Do you want to be taught math by a mathematician, in other words, by someone actually engaged in doing math, or by a math teacher?...

*Most people would take the math teacher.

Are these all the same question? Does the level of the class matter? Your reason for studying the material? At what point does pedagogical expertise become less important than knowledge of the subject matter? If ever?

* Most people would say it only matters if the student is doing a research degree. Some M.A.s but mostly the PhD.

Is there a fundamental difference between high school and university instruction?

* Most people would say no.

Could we introduce the university ideal at a lower level of instruction, so that the student would care what the quality of mind is in a high school teacher?

* The actual trend is the opposite: college credit for high school work.

Or is this kind of concern going to be increasingly rare even in the university, where you don't start caring about that until the first two years of "developmental" education are done with? If we cease caring about the quality of mind in the instructor, then will this eventually become the norm even in graduate education? After all, there we are training instructors, and those instructors need only know enough of the subject matter to transmit it to the next generation efficiently and unambiguously?!? @#%^^#@^^%@#%!!!

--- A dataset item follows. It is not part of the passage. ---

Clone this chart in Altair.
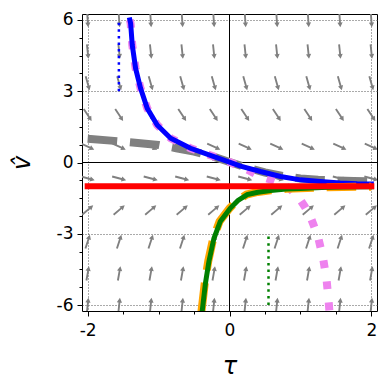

* It already is close to this.

On those first two years: there is a *fundamental* difference between schools with active PhD programs in all disciplines and schools without. Because you cannot have research faculty giving all that basic knowledge in the first year or two of college, there are not enough hours in the day, it is so labor intensive. (That is why they do not have to publish as much in SLACs.) So you either have instructors or graduate students and there is a world of difference between an instructor with a weak M.A. who is teaching 7 courses and a good graduate student engaged in research and only teaching 1-2 courses.

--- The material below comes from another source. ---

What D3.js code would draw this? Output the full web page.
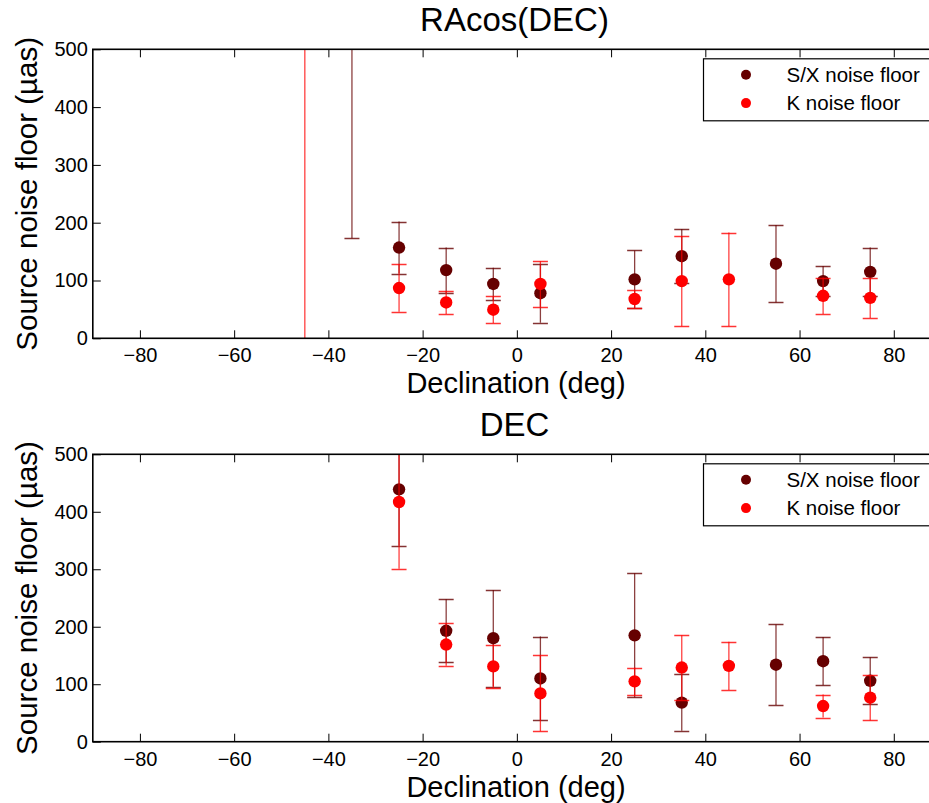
<!DOCTYPE html>
<html lang="en">
<head>
<meta charset="utf-8">
<title>Source noise floor vs declination</title>
<script src="https://cdn.jsdelivr.net/npm/d3@7"></script>
<style>
  body { margin: 0; background: white; }
  svg { display: block; font-family: "Liberation Sans", Arial, Helvetica, sans-serif; }
  .tick line { stroke: #000; }
  .axis path { stroke: none; }
  .axis text { font-size: 20px; fill: #000; }
</style>
</head>
<body>
<script>
// RAcos(DEC) panel
var raSxDecl = [-35, -25, -15, -5, 5, 25, 35, 55, 65, 75];
var raSx     = [800, 157, 118, 94, 78, 102, 142, 129, 99, 115];
var raSxErr  = [627, 45, 39, 28, 51, 50, 47, 67, 26, 42];
var raKDecl  = [-45, -25, -15, -5, 5, 25, 35, 45, 65, 75];
var raK      = [900, 87, 62, 49.5, 94, 68, 99, 102, 73.5, 70];
var raKErr   = [1000, 41, 20, 23, 39.5, 15, 78, 81, 31.5, 35];

// DEC panel
var decSxDecl = [-25, -15, -5, 5, 25, 35, 55, 65, 75];
var decSx     = [439, 193, 180, 110, 185, 68, 134, 140, 106];
var decSxErr  = [98, 55, 84, 73, 108, 49, 70, 42, 41];
var decKDecl  = [-25, -15, -5, 5, 25, 35, 45, 65, 75];
var decK      = [417, 169, 131, 84, 105, 129, 132, 62, 76.5];
var decKErr   = [116, 37, 38, 66, 24, 56, 42, 20, 39.5];

var xTicks = [-80, -60, -40, -20, 0, 20, 40, 60, 80];
var yTicks = [0, 100, 200, 300, 400, 500];
var seriesNames = ["S/X noise floor", "K noise floor"];
var seriesColors = ["#660000", "#ff0000"];

var W = 929, H = 803;
var svg = d3.select("body").append("svg").attr("width", W).attr("height", H);

var x = d3.scaleLinear().domain([-90, 90]).range([92.8, 940.9]);

function zip(decl, val, err) {
  return decl.map(function(d, i) { return {x: d, y: val[i], e: err[i]}; });
}

function panel(id, top, bottom, title, series) {
  var y = d3.scaleLinear().domain([0, 500]).range([bottom, top]);
  var g = svg.append("g");

  g.append("clipPath").attr("id", "clip" + id)
    .append("rect")
    .attr("x", x(-90)).attr("y", top)
    .attr("width", x(90) - x(-90)).attr("height", bottom - top);

  var plot = g.append("g").attr("clip-path", "url(#clip" + id + ")");

  series.forEach(function(s, si) {
    var col = seriesColors[si];
    var pts = plot.append("g");
    pts.selectAll("line.bar").data(s).enter().append("line")
      .attr("class", "bar")
      .attr("x1", function(d) { return x(d.x); })
      .attr("x2", function(d) { return x(d.x); })
      .attr("y1", function(d) { return y(d.y - d.e); })
      .attr("y2", function(d) { return y(d.y + d.e); })
      .attr("stroke", col).attr("stroke-width", 1.3).attr("stroke-opacity", 0.75);
    [-1, 1].forEach(function(sg) {
      pts.selectAll("line.cap" + sg).data(s).enter().append("line")
        .attr("x1", function(d) { return x(d.x) - 7.5; })
        .attr("x2", function(d) { return x(d.x) + 7.5; })
        .attr("y1", function(d) { return Math.round(y(d.y + sg * d.e)) + 0.5; })
        .attr("y2", function(d) { return Math.round(y(d.y + sg * d.e)) + 0.5; })
        .attr("stroke", col).attr("stroke-width", 1.3).attr("stroke-opacity", 0.8);
    });
    pts.selectAll("circle").data(s).enter().append("circle")
      .attr("cx", function(d) { return x(d.x); })
      .attr("cy", function(d) { return y(d.y); })
      .attr("r", 6.2)
      .attr("fill", col);
  });

  // axes, ticks inside
  g.append("g").attr("class", "axis")
    .attr("transform", "translate(0," + bottom + ")")
    .call(d3.axisBottom(x).tickValues(xTicks).tickSizeInner(-8).tickSizeOuter(0).tickPadding(10)
      .tickFormat(function(d) { return d < 0 ? "\u2212" + Math.abs(d) : d; }));
  g.append("g").attr("class", "axis")
    .attr("transform", "translate(0," + top + ")")
    .call(d3.axisTop(x).tickValues(xTicks).tickSizeInner(-8).tickSizeOuter(0).tickFormat(""));
  g.append("g").attr("class", "axis")
    .attr("transform", "translate(" + x(-90) + ",0)")
    .call(d3.axisLeft(y).tickValues(yTicks).tickSizeInner(-8).tickSizeOuter(0).tickPadding(5));
  g.append("g").attr("class", "axis")
    .attr("transform", "translate(" + x(90) + ",0)")
    .call(d3.axisRight(y).tickValues(yTicks).tickSizeInner(-8).tickSizeOuter(0).tickFormat(""));

  g.append("rect")
    .attr("x", x(-90)).attr("y", top)
    .attr("width", x(90) - x(-90)).attr("height", bottom - top)
    .attr("fill", "none").attr("stroke", "#000").attr("stroke-width", 1.6);

  g.append("text")
    .attr("x", 514.5).attr("y", top - 18)
    .attr("text-anchor", "middle").attr("font-size", 33)
    .text(title);

  g.append("text")
    .attr("x", 516).attr("y", bottom + 55)
    .attr("text-anchor", "middle").attr("font-size", 29)
    .text("Declination (deg)");

  g.append("text")
    .attr("transform", "translate(37," + ((top + bottom) / 2) + ") rotate(-90)")
    .attr("text-anchor", "middle").attr("font-size", 29.5)
    .text("Source noise floor (\u00b5as)");

  // legend
  var lg = g.append("g").attr("transform", "translate(703.5," + (top + 9.5) + ")");
  lg.append("rect").attr("width", 260).attr("height", 62)
    .attr("fill", "white").attr("stroke", "#000").attr("stroke-width", 1.2);
  seriesNames.forEach(function(n, i) {
    lg.append("circle").attr("cx", 42.5).attr("cy", 16 + i * 28.3).attr("r", 5)
      .attr("fill", seriesColors[i]);
    lg.append("text").attr("x", 83).attr("y", 23 + i * 28.3)
      .attr("font-size", 20.5).text(n);
  });
}

panel("a", 49.3, 338.3, "RAcos(DEC)", [zip(raSxDecl, raSx, raSxErr), zip(raKDecl, raK, raKErr)]);
panel("b", 454.3, 741.7, "DEC", [zip(decSxDecl, decSx, decSxErr), zip(decKDecl, decK, decKErr)]);
</script>
</body>
</html>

This is also why such schools are better places to *do the first two years*.

Silvia Straka said...

As a university educator in a professional program (social work), I recently was pleasantly surprised when students shared how much they like having me talk about my research. Perhaps it makes them realize that they are being taught by people who actually do the research and author the articles they read -- this is something that distinguishes university from high school.

I have just moved from a large, research intensive university to a tiny, rural university. Many of these students think that university is like a continuation of high school and I'm realizing that I need to be *much* more explicit about the differences. The university skills set, IMO, requires learning how to think critically, how to research and get one's own answers to questions, being able to assess knowledge sources, experiencing and valuing deep learning, developing excellent oral and written communication skills, assessing competing knowledge claims, unpacking discourses, etc. In other words, I want to equip them to be lifelong, self-directed learners. Although this should be starting to happen in high school, by university, this should be a clear focus. So I do believe that being an expert and a researcher is important for university educators, because even for students who will never go on to grad school, we are equipping them to think and communicate more clearly, whatever they do in their lives.

As an expert, I also bring an "insider" view of certain topics. I can discuss the nuances and bring details of my research that bring a topic to life in a new and more personal way.

Finally, as a researcher I bring a passion for asking questions and finding my own answers. That passion is contagious. And I can bring it to their level of learning, by developing assignments designed to spark their own curiosity and hone the skills to deepen their understanding of the issue. That's powerful, once it is internalized.

I definitely advocate for having experts teach undergraduate students, since university education should be about much more than the transmission of knowledge about subject matter.